My interest in the art of persuasion, as often described by Scott Adams, has led me to the book “Influence” which I am now reading. First published over 30 years ago, the book is an examination of the psychological ploys people like salesmen use to influence people’s decisions. The first chapter describes an obvious ploy called the reciprocity rule. Basically, if you want someone to do something for you, you do something for them first and then ask.
I have always been wary of unwanted gifts and favors for this very reason: I feel they involve some kind of obligation on my part. (Though in recent years I’ve taken up the habit of taking the gift and then refusing to do the favor asked.)
Part of what I like about “Influence” is that the author freely admits to being a patsy, the kind of guy salespeople and con-men can take advantage of. He often uses his own experiences to make a point.
Reading the book got me thinking of a few times I’ve been approached by a con artist. One stands out for the pure audacity of the con. At the time, I was living in an apartment in Sacramento. I saw, once or twice, a fellow around the complex and chatted with him enough to learn that he was the boyfriend of someone who lived in of the units. It was all friendly, meaningless chatter.
One day I got a knock on the door. It was this guy and he had a favor to ask. I was in the middle of cooking something, some kind of vegetable I think. Before he got to the favor he basically invited himself in and showed me his recipe for cooking this vegetable, grilling it in tons of butter.
The he asked his favor. (You’ll notice, of course, that he engaged the reciprocity rule by first grilling my food.) His girlfriend needed money for something, maybe some kind of doctor’s visit I can’t recall. Did I have 40 or so bucks I could loan her? (I remember the context of the loan was not to him, but to her.) She was off somewhere and he would get her the money. (It dawns on me that I don’t know if I ever saw this girlfriend—maybe she never existed.)
Now, of course I did not want to lend her the money. But I also didn’t want to appear to be a dick to this basically nice guy whom I’d had some chats with and had just cooked my food. So I said something like, “I’d like to, man, but I don’t have any cash on me.” (This was basically true.) But he countered with something like, “Can we go to your ATM?” At this point, I had trapped myself, hadn’t I? I hadn’t said, “I don’t WANT to give you the money,” merely that I didn’t have access to it. So, sure enough, we drove the ATM and I got him some cash*. Of course, I never saw him again.
*I was trapped because I needed to look consistent, a need discussed in the chapter of “Influence” I am reading now. I hadn’t refused to give the cash, I’d basically implied I would give it if I had it. And the con man pointed out that I easily could.
Now there’s one thing I haven’t pointed out and that is that this con artist was a black man. I think part of my deference to him goes back to another con experience I had years before that, in my late teens at a Greyhound bus station in Seattle. There, I was approached by a black man who described to me the predicament he was in. He was owed a certain amount by the government (for military service I think) but before they would give it to him he needed to pay some kind of payment for something. If I could loan him the money for the payment he could pay me back and more once he got paid.

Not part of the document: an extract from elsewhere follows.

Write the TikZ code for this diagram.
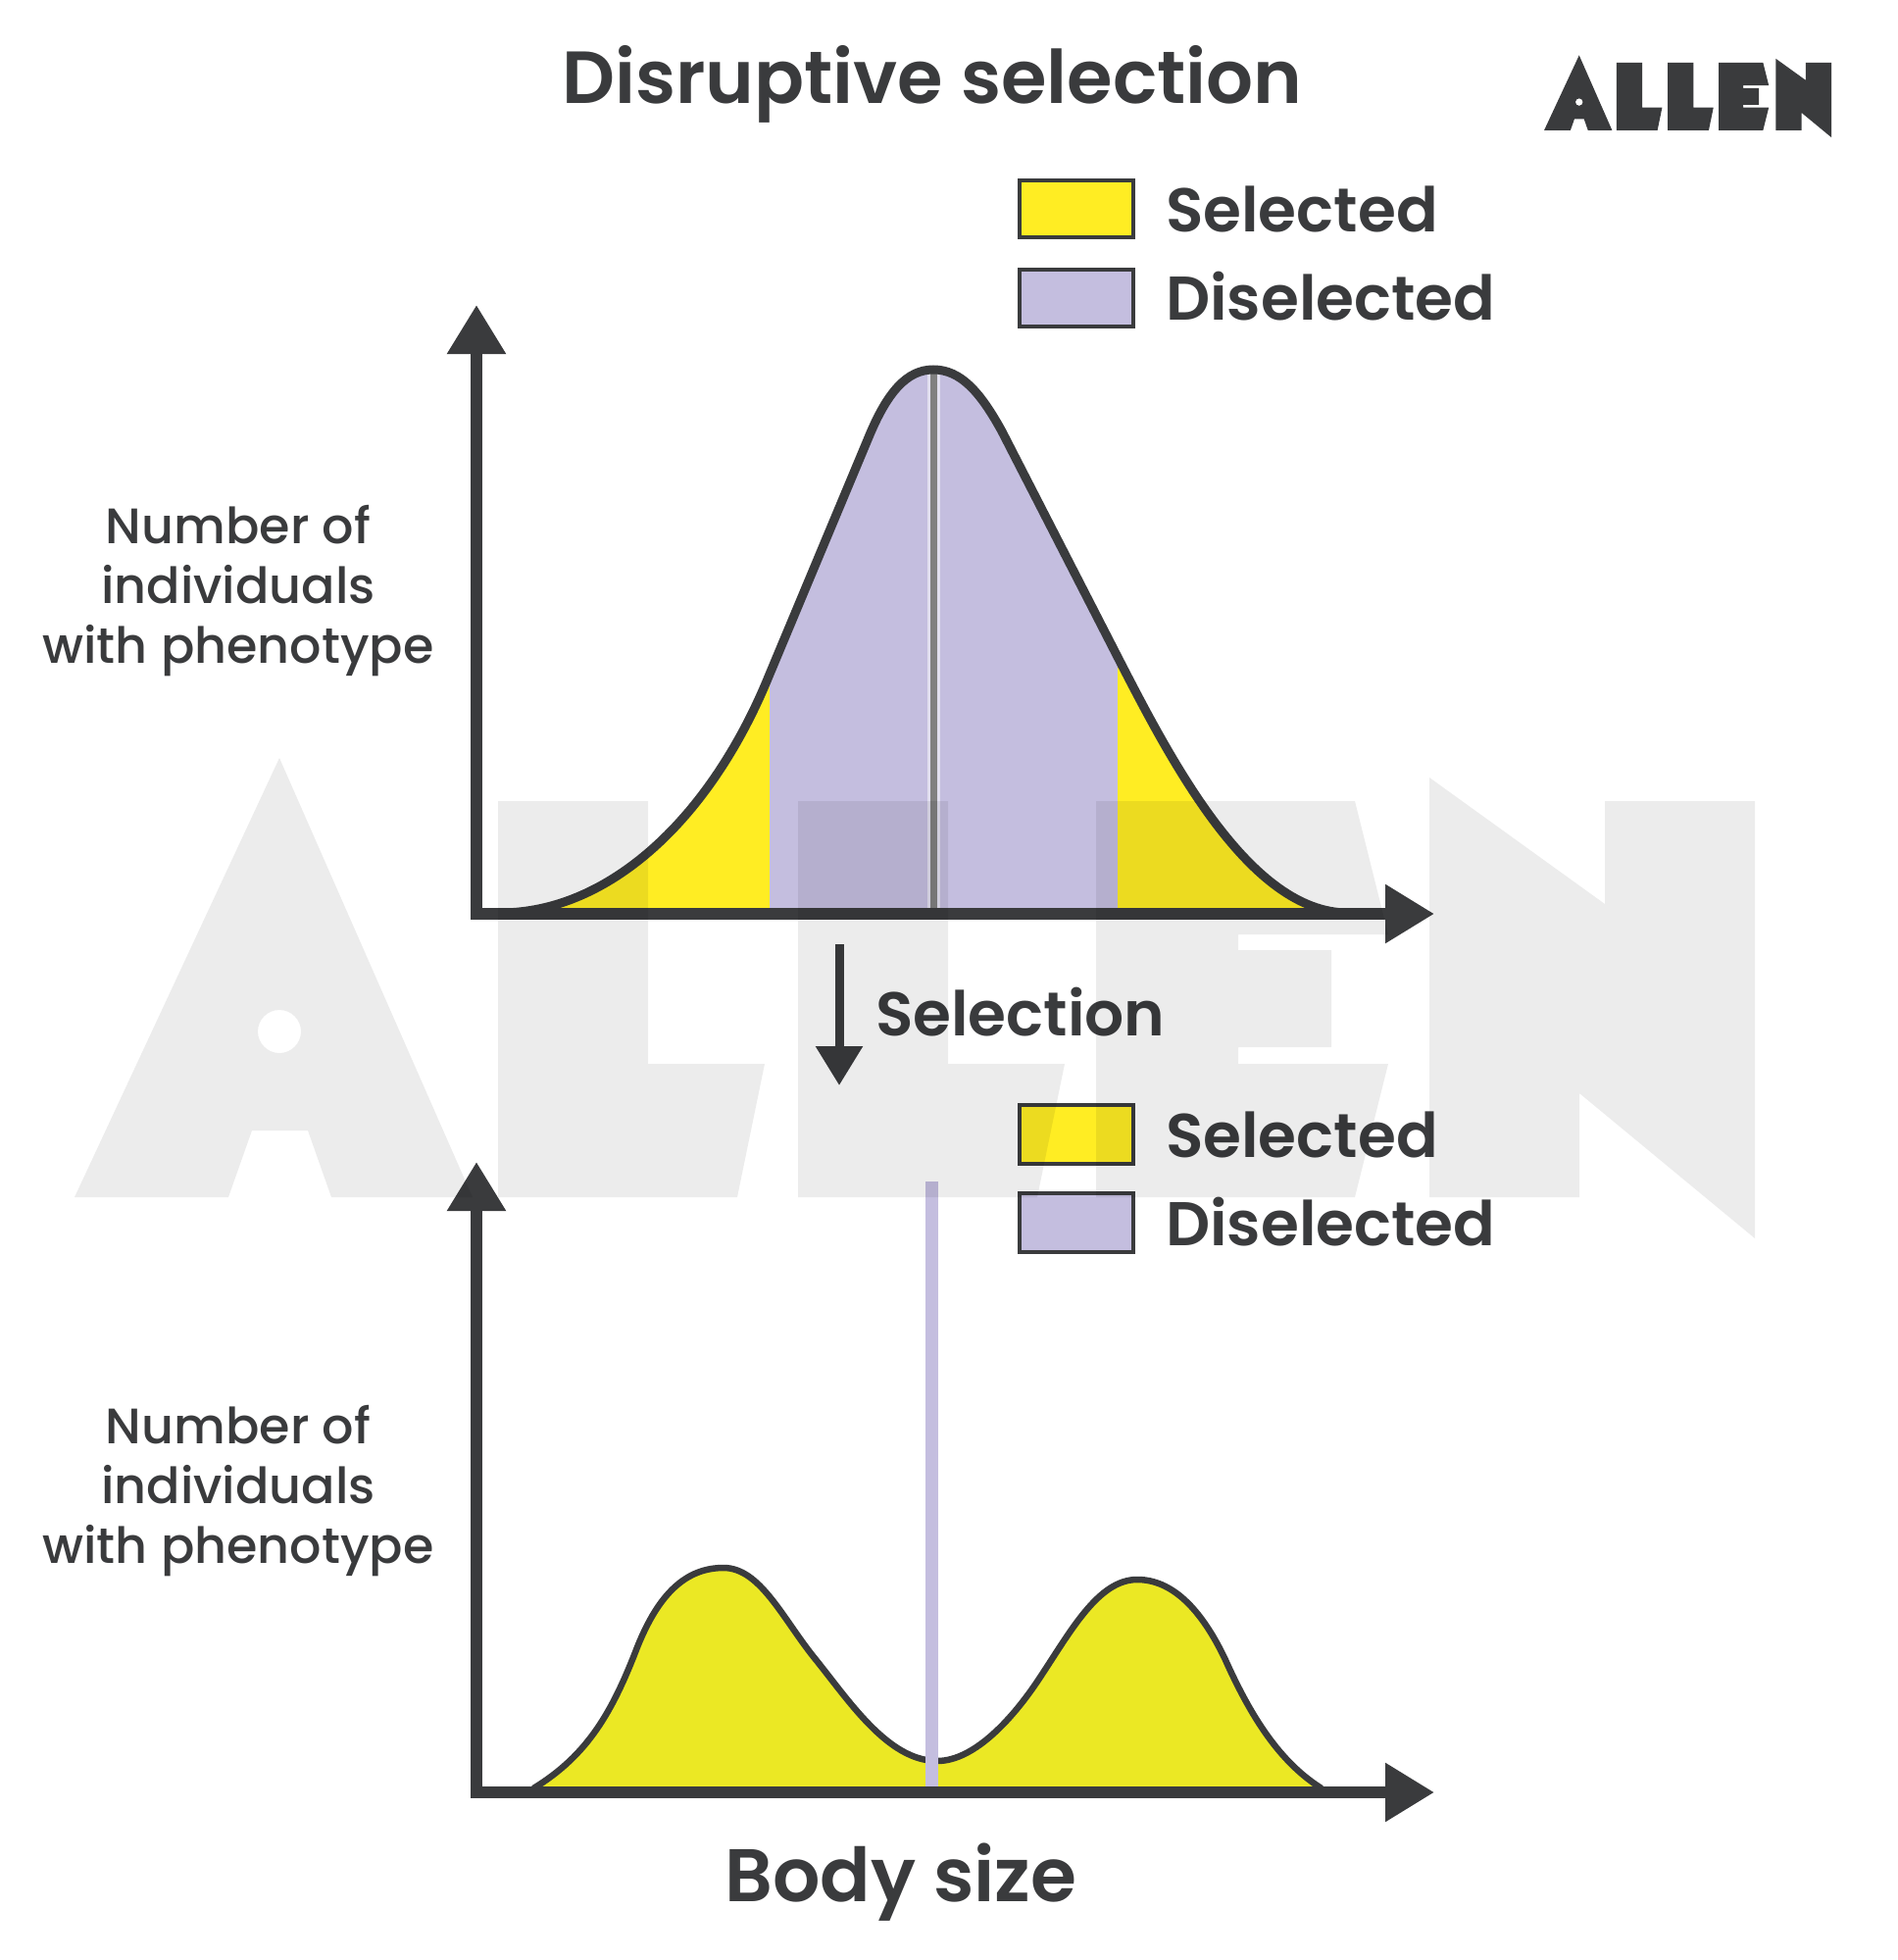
\documentclass[tikz,border=0pt]{standalone}
\usepackage{fontspec}
\setmainfont{Poppins}[BoldFont={Poppins SemiBold}]
\newfontfamily\medfont{Poppins Medium}
\usetikzlibrary{arrows.meta}
\definecolor{ink}{HTML}{3A3B3D}
\definecolor{ylw}{HTML}{FFED23}
\definecolor{ylwb}{HTML}{EBE824}
\definecolor{lil}{HTML}{C4BEDF}
\newcommand{\allenpath}{
  (76,1221) -- (285,773) -- (482,1221) -- (338,1221) -- (314,1153) -- (257,1153) -- (233,1221) -- cycle
  (285,1052) circle [radius=22]
  (508,817) -- (661,817) -- (661,1085) -- (780,1085) -- (752,1221) -- (508,1221) -- cycle
  (814,817) -- (967,817) -- (967,1085) -- (1086,1085) -- (1058,1221) -- (814,1221) -- cycle
  (1118,817) -- (1382,817) -- (1416,953) -- (1263,953) -- (1263,969) -- (1358,969) -- (1358,1068) -- (1263,1068) -- (1263,1085) -- (1416,1085) -- (1382,1221) -- (1118,1221) -- cycle
  (1458,793) -- (1637,922) -- (1637,817) -- (1790,817) -- (1790,1263) -- (1611,1115) -- (1611,1221) -- (1458,1221) -- cycle
}
\newcommand{\bellcurve}{(510,931) .. controls (622,931) and (725,834) .. (784,690) -- (886,446) .. controls (905,400) and (925,377) .. (952,377) .. controls (980,377) and (1000,400) .. (1022,440) -- (1140,670) .. controls (1195,777) and (1275,931) .. (1375,931)}
\newcommand{\twinpeaks}{(544,1824) .. controls (600,1790) and (625,1745) .. (650,1680) .. controls (672,1625) and (700,1599) .. (738,1599) .. controls (775,1599) and (798,1650) .. (830,1690) .. controls (865,1733) and (905,1796) .. (956,1796) .. controls (995,1796) and (1035,1750) .. (1060,1712) .. controls (1092,1664) and (1120,1611) .. (1160,1611) .. controls (1195,1611) and (1225,1640) .. (1250,1693) .. controls (1280,1760) and (1310,1800) .. (1348,1824)}
\tikzset{
  axis/.style={draw=ink,line width=12pt,line join=miter,{Triangle[length=50pt,width=57pt]}-{Triangle[length=50pt,width=57pt]}},
  legbox/.style={draw=ink,line width=4.5pt},
  lgd/.style={anchor=base west,inner sep=0pt,text=ink,font=\fontsize{63}{65}\selectfont\bfseries},
  ylabel/.style={anchor=base,inner sep=0pt,text=ink,font=\medfont\fontsize{50.8}{52}\selectfont},
}
\begin{document}
\begin{tikzpicture}[x=1pt,y=-1pt]
\useasboundingbox (0,0) rectangle (1935,1999);
\fill[white] (0,0) rectangle (1935,1999);
% upper plot fills
\begin{scope}
  \clip \bellcurve -- cycle;
  \fill[ylw] (480,370) rectangle (1400,932);
  \fill[lil] (785,370) rectangle (1140,932);
  \fill[lil!50!white] (945.5,370) rectangle (958.5,932);
  \fill[black!50] (949,370) rectangle (955.5,932);
\end{scope}
\draw[ink,line width=9pt] \bellcurve;
% lower plot fills
\fill[ylwb] \twinpeaks -- cycle;
\draw[ink,line width=6.5pt] \twinpeaks;
\fill[lil] (944,1205) rectangle (957,1824);
% axes
\coordinate (ytipA) at (486,311);
\coordinate (cornerA) at (486,932);
\coordinate (xtipA) at (1463,932);
\draw[axis] (ytipA) -- (cornerA) -- (xtipA);
\coordinate (ytipB) at (486,1185);
\coordinate (cornerB) at (486,1828);
\coordinate (xtipB) at (1463,1828);
\draw[axis] (ytipB) -- (cornerB) -- (xtipB);
% selection arrow
\coordinate (selfrom) at (856,963);
\coordinate (selto) at (856,1107);
\draw[draw=ink,line width=9pt,-{Triangle[length=40pt,width=46pt]}] (selfrom) -- (selto);
% legends
\draw[legbox,fill=ylw] (1040,184) rectangle (1156,242);
\draw[legbox,fill=lil] (1040,275) rectangle (1156,333);
\draw[legbox,fill=ylw] (1040,1127) rectangle (1156,1187);
\draw[legbox,fill=lil] (1040,1217) rectangle (1156,1277);
% texts
\node[anchor=base,inner sep=0pt,text=ink,font=\fontsize{75.3}{78}\selectfont\bfseries] (title) at (951,106) {Disruptive selection};
\node[lgd] (s1) at (1189,236) {Selected};
\node[lgd] (d1) at (1189,326) {Diselected};
\node[lgd] (s2) at (1189,1180) {Selected};
\node[lgd] (d2) at (1189,1270) {Diselected};
\node[lgd] (sel) at (893,1056) {Selection};
\node[anchor=base,inner sep=0pt,text=ink,font=\fontsize{76}{78}\selectfont\bfseries] (body) at (919,1939) {Body size};
\node[ylabel] (a1) at (243,554) {Number of};
\node[ylabel] (a2) at (243,615) {individuals};
\node[ylabel] (a3) at (243,676) {with phenotype};
\node[ylabel] (b1) at (243,1472) {Number of};
\node[ylabel] (b2) at (243,1533) {individuals};
\node[ylabel] (b3) at (243,1594) {with phenotype};
% watermark
\fill[black,fill opacity=.075,even odd rule] \allenpath;
% logo
\begin{scope}[shift={(1562,-75.8)},scale=.171]
  \fill[ink,even odd rule] \allenpath;
\end{scope}
\end{tikzpicture}
\end{document}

Now, even at my relatively young age I recognized that as a con and declined. His faced turned down and he sadly said something like, “This is a black thing, isn’t it?” I was, at that point, basically a guilty, white liberal and was aghast at being thought a racist. I still declined to give him the money but basically pleaded with him not to interpret the events the way he was.
In hindsight, it’s pretty clear that the guy’s comment was just one in his playbook of con artists lines. But, I suspect it stayed with me, and years later when I met the other black con artist, I was sensitive to not appear racist and thus acceded to his demands.
I should note, I don’t fault either of these guys and have generally favorable feelings toward them—which is pretty odd when you think about it. But from what I’ve read, this is what good con artists do: make you like them.
In the book “Influence,” the author describes human behavior as a series of programs that can be triggered by outside stimulus. Good con men just know the right triggers with which to activate the behaviors they want. And that seems to be what happened to me in Sacramento. I even recall a sense, as I pulled the money from the ATM, of “what am I doing?”